Experimentation and collaboration was an opportunity that went hand in hand with the elections run-up for the CNN bosses. The group partnered with Facebook for one of the political debates, they were the first organisation to go Live on Facebook and, after launching on Snapchat – one of three messaging apps they launched on in the last year - CNN held interviews on the channel. This move helped reach an even younger but nonetheless eager audience.

“I’ve always been passionate about people; how they were consuming news on social media and the way that we reached out to each other,” she said.

“But it’s essential that we take each of the different social platforms and we look at them separately. The story is the same but how we news gather or deliver from these platforms will be targeted as they all have different demographics and they ingest and react to the news in different ways.”

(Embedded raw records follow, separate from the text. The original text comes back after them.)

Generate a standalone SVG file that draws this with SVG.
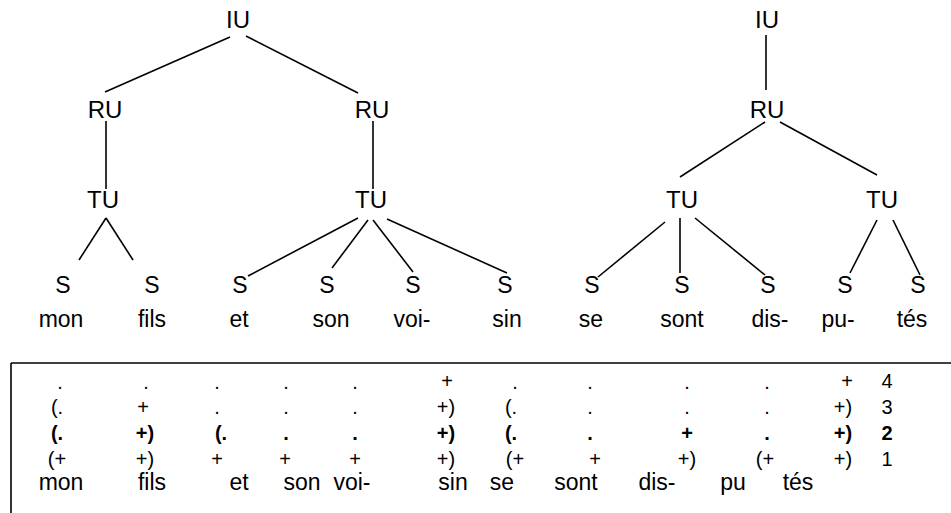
<svg xmlns="http://www.w3.org/2000/svg" width="951" height="513" viewBox="0 0 951 513">
<style>
text{font-family:"Liberation Sans",Arial,sans-serif;fill:#000;text-anchor:middle}
.n{font-size:24px}
.s{font-size:23px}
.w{font-size:23px}
.t{font-size:20px}
.b{font-weight:bold}
line{stroke:#000;stroke-width:1.6;fill:none}
</style>
<rect width="951" height="513" fill="#fff"/>
<g id="connectors">
<line x1="230" y1="37" x2="105" y2="92"/>
<line x1="246" y1="36" x2="358" y2="93"/>
<line x1="106" y1="121" x2="106" y2="189"/>
<line x1="373" y1="121" x2="373" y2="189"/>
<line x1="106" y1="218" x2="79" y2="260"/>
<line x1="106" y1="218" x2="133" y2="260"/>
<line x1="358" y1="218" x2="248" y2="276"/>
<line x1="368" y1="220" x2="332" y2="268"/>
<line x1="373" y1="220" x2="413" y2="272"/>
<line x1="387" y1="219" x2="507" y2="273"/>
<line x1="766" y1="35" x2="766" y2="90"/>
<line x1="765" y1="122" x2="680" y2="177"/>
<line x1="780" y1="122" x2="877" y2="175"/>
<line x1="665" y1="222" x2="598" y2="277"/>
<line x1="680" y1="218" x2="680" y2="273"/>
<line x1="695" y1="218" x2="765" y2="275"/>
<line x1="877" y1="220" x2="850" y2="273"/>
<line x1="893" y1="220" x2="920" y2="275"/>
</g>
<g id="iu1"><text class="n" x="238" y="28">IU</text></g>
<g id="ru1"><text class="n" x="105" y="118">RU</text></g>
<g id="ru2"><text class="n" x="372" y="118">RU</text></g>
<g id="tu1"><text class="n" x="103" y="208">TU</text></g>
<g id="tu2"><text class="n" x="371" y="208">TU</text></g>
<g id="iu2"><text class="n" x="767" y="28">IU</text></g>
<g id="ru3"><text class="n" x="767" y="118">RU</text></g>
<g id="tu3"><text class="n" x="682" y="208">TU</text></g>
<g id="tu4"><text class="n" x="882" y="208">TU</text></g>
<g id="s1"><text class="s" x="63" y="293">S</text><text class="w" x="61" y="327">mon</text></g>
<g id="s2"><text class="s" x="152" y="293">S</text><text class="w" x="152" y="327">fils</text></g>
<g id="s3"><text class="s" x="240" y="293">S</text><text class="w" x="239" y="327">et</text></g>
<g id="s4"><text class="s" x="327" y="293">S</text><text class="w" x="331" y="327">son</text></g>
<g id="s5"><text class="s" x="413" y="293">S</text><text class="w" x="412" y="327">voi-</text></g>
<g id="s6"><text class="s" x="505" y="293">S</text><text class="w" x="507" y="327">sin</text></g>
<g id="s7"><text class="s" x="592" y="293">S</text><text class="w" x="591" y="327">se</text></g>
<g id="s8"><text class="s" x="682" y="293">S</text><text class="w" x="682" y="327">sont</text></g>
<g id="s9"><text class="s" x="768" y="293">S</text><text class="w" x="770" y="327">dis-</text></g>
<g id="s10"><text class="s" x="845" y="293">S</text><text class="w" x="838" y="327">pu-</text></g>
<g id="s11"><text class="s" x="918" y="293">S</text><text class="w" x="912" y="327">tés</text></g>
<g id="table">
<line x1="11" y1="363" x2="951" y2="363"/>
<line x1="11" y1="363" x2="11" y2="513"/>
<g class="t">
<text x="60" y="389">.</text><text x="146" y="389">.</text><text x="217" y="389">.</text><text x="286" y="389">.</text><text x="355" y="389">.</text><text x="447" y="388">+</text><text x="515" y="389">.</text><text x="590" y="389">.</text><text x="687" y="389">.</text><text x="767" y="389">.</text><text x="847" y="388">+</text><text x="887" y="388">4</text>
<text x="57" y="414">(.</text><text x="143" y="414">+</text><text x="217" y="414">.</text><text x="286" y="414">.</text><text x="355" y="414">.</text><text x="446" y="414">+)</text><text x="511" y="414">(.</text><text x="590" y="414">.</text><text x="687" y="414">.</text><text x="767" y="414">.</text><text x="843" y="414">+)</text><text x="887" y="414">3</text>
<g class="b"><text x="57" y="440">(.</text><text x="145" y="440">+)</text><text x="221" y="440">(.</text><text x="286" y="440">.</text><text x="355" y="440">.</text><text x="446" y="440">+)</text><text x="511" y="440">(.</text><text x="590" y="440">.</text><text x="687" y="440">+</text><text x="767" y="440">.</text><text x="843" y="440">+)</text><text x="887" y="440">2</text></g>
<text x="57" y="466">(+</text><text x="145" y="466">+)</text><text x="217" y="466">+</text><text x="285" y="466">+</text><text x="355" y="466">+</text><text x="446" y="466">+)</text><text x="515" y="466">(+</text><text x="595" y="466">+</text><text x="687" y="466">+)</text><text x="765" y="466">(+</text><text x="843" y="466">+)</text><text x="887" y="466">1</text>
</g>
<g class="w">
<text x="61" y="490">mon</text><text x="152" y="490">fils</text><text x="239" y="490">et</text><text x="302" y="490">son</text><text x="352" y="490">voi-</text><text x="453" y="490">sin</text><text x="502" y="490">se</text><text x="576" y="490">sont</text><text x="657" y="490">dis-</text><text x="733" y="490">pu</text><text x="798" y="490">tés</text>
</g>
</g>
</svg>
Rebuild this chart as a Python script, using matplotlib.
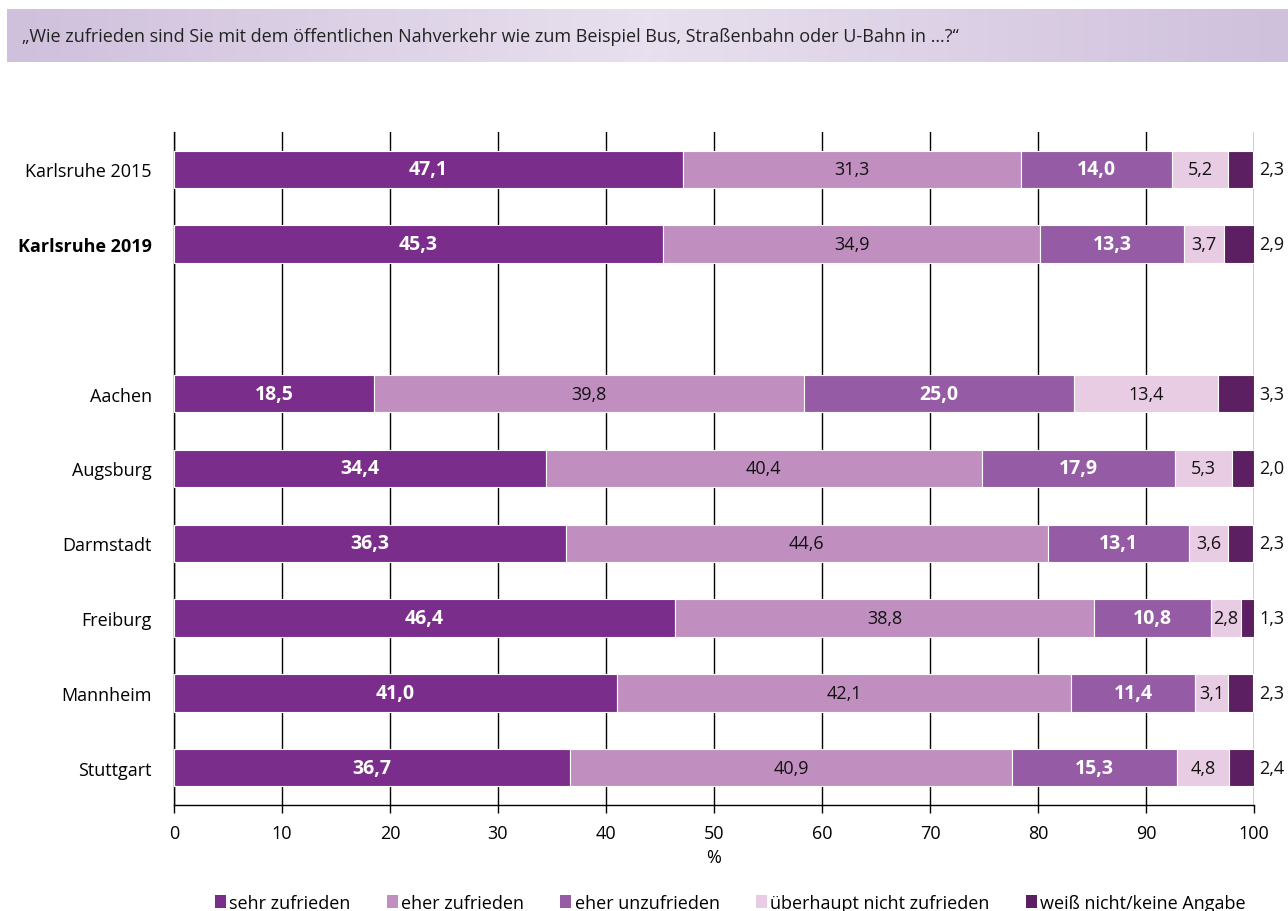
import numpy as np
import matplotlib.pyplot as plt
from matplotlib.patches import Patch
from matplotlib.colors import LinearSegmentedColormap

plt.rcParams['font.family'] = ['Open Sans', 'DejaVu Sans']

cities = ['Karlsruhe 2015', 'Karlsruhe 2019', 'Aachen', 'Augsburg', 'Darmstadt',
          'Freiburg', 'Mannheim', 'Stuttgart']
positions = [0, 1, 3, 4, 5, 6, 7, 8]
categories = ['sehr zufrieden', 'eher zufrieden', 'eher unzufrieden',
              'überhaupt nicht zufrieden', 'weiß nicht/keine Angabe']
sehr_zufrieden = [47.1, 45.3, 18.5, 34.4, 36.3, 46.4, 41.0, 36.7]
eher_zufrieden = [31.3, 34.9, 39.8, 40.4, 44.6, 38.8, 42.1, 40.9]
eher_unzufrieden = [14.0, 13.3, 25.0, 17.9, 13.1, 10.8, 11.4, 15.3]
nicht_zufrieden = [5.2, 3.7, 13.4, 5.3, 3.6, 2.8, 3.1, 4.8]
weiss_nicht = [2.3, 2.9, 3.3, 2.0, 2.3, 1.3, 2.3, 2.4]

series = [sehr_zufrieden, eher_zufrieden, eher_unzufrieden, nicht_zufrieden, weiss_nicht]
colors = ['#7b2d8b', '#c08fc0', '#955ba5', '#e8cce3', '#5c1f62']
white_bold = [True, False, True, False, False]

fig = plt.figure(figsize=(12.88, 9.12), dpi=100)

# header band with soft gradient
band = fig.add_axes([7 / 1288, 1 - 63 / 912, 1 - 7 / 1288, 53 / 912])
grad = np.abs(np.linspace(-1, 1, 256))[None, :]
cmap = LinearSegmentedColormap.from_list('band', ['#e8e0ee', '#cfc0dc'])
band.imshow(grad, aspect='auto', cmap=cmap, extent=[0, 1, 0, 1])
band.set_axis_off()
fig.text(22 / 1288, 1 - 37 / 912,
         '„Wie zufrieden sind Sie mit dem öffentlichen Nahverkehr wie zum Beispiel Bus, '
         'Straßenbahn oder U-Bahn in …?“',
         fontsize=13, va='center', ha='left', color='#222222')

ax = fig.add_axes([174 / 1288, 106 / 912, 1080 / 1288, 673 / 912])
left = np.zeros(len(cities))
for vals, col, wb, name in zip(series, colors, white_bold, categories):
    vals = np.array(vals)
    ax.barh(positions, vals, left=left, height=0.5, color=col, edgecolor='white',
            linewidth=0.8, label=name, zorder=3)
    if name != categories[-1]:
        for p, l, v in zip(positions, left, vals):
            ax.text(l + v / 2, p, f'{v:.1f}'.replace('.', ','), ha='center', va='center',
                    color='white' if wb else '#111111',
                    fontweight='bold' if wb else 'normal',
                    fontsize=14 if wb else 13, zorder=4)
    else:
        for p, v in zip(positions, vals):
            ax.text(100.5, p, f'{v:.1f}'.replace('.', ','), ha='left', va='center',
                    color='#111111', fontsize=13, clip_on=False)
    left += vals

ax.set_xlim(0, 100)
ax.set_ylim(8.5, -0.5)
ax.set_xticks(range(0, 101, 10))
ax.tick_params(axis='x', direction='out', length=6, width=1, labelsize=13, pad=8)
ax.tick_params(axis='y', length=0, labelsize=13, pad=16)
ax.set_yticks(positions)
ax.set_yticklabels(cities)
ax.get_yticklabels()[1].set_fontweight('bold')
ax.grid(axis='x', color='black', linewidth=1, zorder=0)
for s in ['top', 'right']:
    ax.spines[s].set_visible(False)
ax.spines['left'].set_linewidth(1)
ax.spines['bottom'].set_linewidth(1)
ax.set_xlabel('%', fontsize=13, labelpad=4)

handles = [Patch(facecolor=c, label=n) for c, n in zip(colors, categories)]
fig.legend(handles=handles, loc='center', bbox_to_anchor=(0.567, 1 - 904 / 912), ncol=5,
           frameon=False, fontsize=13, handlelength=0.6, handleheight=0.7,
           handletextpad=0.2, columnspacing=2.0)

fig.savefig('out.png', dpi=100)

From influencers on Twitter to the visually focussed Instagram followers to the slightly older but strong audience on Facebook to getting news bites on Snapchat – Barry believes they all have an interest and all have a voice.

“We know our audience across some platforms is younger but they have an appetite for news that is sometime overlooked.  You adapt and tailor your storytelling to meet their needs. Not one size fits all.”

Like most media agencies globally that use digital as an output method, the recognition of mobile as a key driver and being able to reach people anywhere at any time has become essential in a competitive market.

“CNN was always about innovation: 24 hours a day on TV, on apps and on mobile web – I just wanted to make sure that this was sustained on social. Now we have 24/7 global publishing around the clock, manning and news gathering from social.”

How CNN social team tackle a big news story

A perfect example of how the CNN social media team react to a global event is when Donald Trump’s immigration ban became the leading news piece across every continent.

“When the travel ban came into effect, as is the case with a terrorist attack or a natural disaster, the key people get aligned from the get go. From the news gathering team to the editor in chief...asking what are the stories we have, what do we need to get out and push in. We work closely with the bureaus about getting the stories out.

CNN set up a voicemail project so that those affected by the travel ban could leave a message that could then be reviewed and made available for listeners to tap in to. Feeds coming in via Facebook Live were monitored and desked as  “good place for viewers to watch unnarrated streams of live feeds”.

“We were in constant contact with our international colleagues to discuss how were dividing the different stories – and how we could output the one story across all of the different platforms,” she said.

In the last two and a half years at CNN, Barry has shown her ambition to bringing her team to the forefront globally – and realises that it’s not something she can become complacent about.

“I wanted us to be number 1 on the platform that we played on. We’re competing for time and attention whether it’s watching a satirical show on Netflix or reading a newspaper column. The competitors of the past are not the same on social. We are always watching what other people/news agencies are doing.”